Mais place à 110... La 30e Sonate de Beethoven est une confession intime, dont les didascalies disent au pianiste ce qu'il doit faire. Les mots du compositeur font ainsi partie de l'œuvre elle-même. Il ne saurait être question de s'en affranchir. Ici, loyauté, fidélité, oubli de soi sont les clefs de l'accès au cœur de Beethoven et au nôtre. Comment cet homme de 25 ans à l'instant rieur et malicieux, même quand il roucoulait dans le deuxième mouvement de la 16e Sonate, change-t-il ainsi ? Avant même de jouer, lui qui pourtant ne bouge quasi pas devant son piano, à la façon du vieux Perlemuter, avait changé : quelque chose dans la posture face au clavier, comme un effacement de soi... Oublieux du public réuni dans le beau vaisseau clair de la Fondation Vuitton dont les murs transparents dévoilent une rivière qui dévale de larges marches, Mazari se lance dans cette sonate qui ne laisse aucun répit à qui la joue. Elle n'exige pas une grande virtuosité, mais une technique transcendante, de celles qui font oublier le piano et celui qui en joue. Et Mazari réussit cela d'une façon admirable, donnant au premier mouvement son élan de plus en plus affirmé, libre dans l'allure, tenu en sous main par une rythmique parfaite, un tempo de base si juste que la musique s'écoule librement, sans attaches terrestres.

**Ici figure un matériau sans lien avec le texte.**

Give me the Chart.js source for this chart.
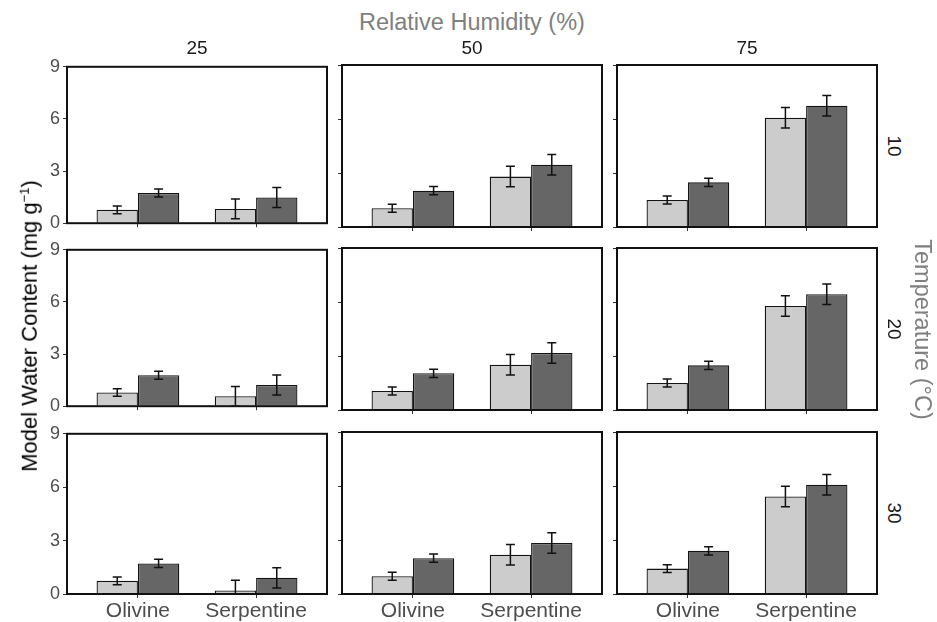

Deuxième mouvement pris vite, comme il se doit, avec une fièvre qui n'est pas précipitation, des accents qui ne sont pas des coups de boutoirs, et toujours cette capacité du pianiste d'être toujours aux aguets, de nous accrocher. Viennent le premier arioso, la fugue, le second arioso, le retournement de la fugue et la lumière qui revient quand Beethoven « peu à peu de nouveau vivant », demande au pianiste de jouer « peu à peu avec toutes les cordes »... là, seuls les mots du compositeur font foi et Mazari les prend au pied de la lettre : la façon dont il joue le second arioso, en respectant la pédalisation si subtile du compositeur, avec cette sonorité éteinte, ses infimes silences qui simulent les palpitations d'un cœur qui repart, atteint au plus haut de l'expression et signe une interprétation inoubliable de ce chef-d'œuvre. Qui a dit qu'il fallait avoir une vie derrière soi pour oser jouer les dernières sonates de Beethoven ? Des « idiots bêtes » comme disent les petits enfants. Tonnerres d'applaudissements que pour un peu on trouverait incongrus, si ce n'est qu'il faut bien se libérer de tant d'émotion.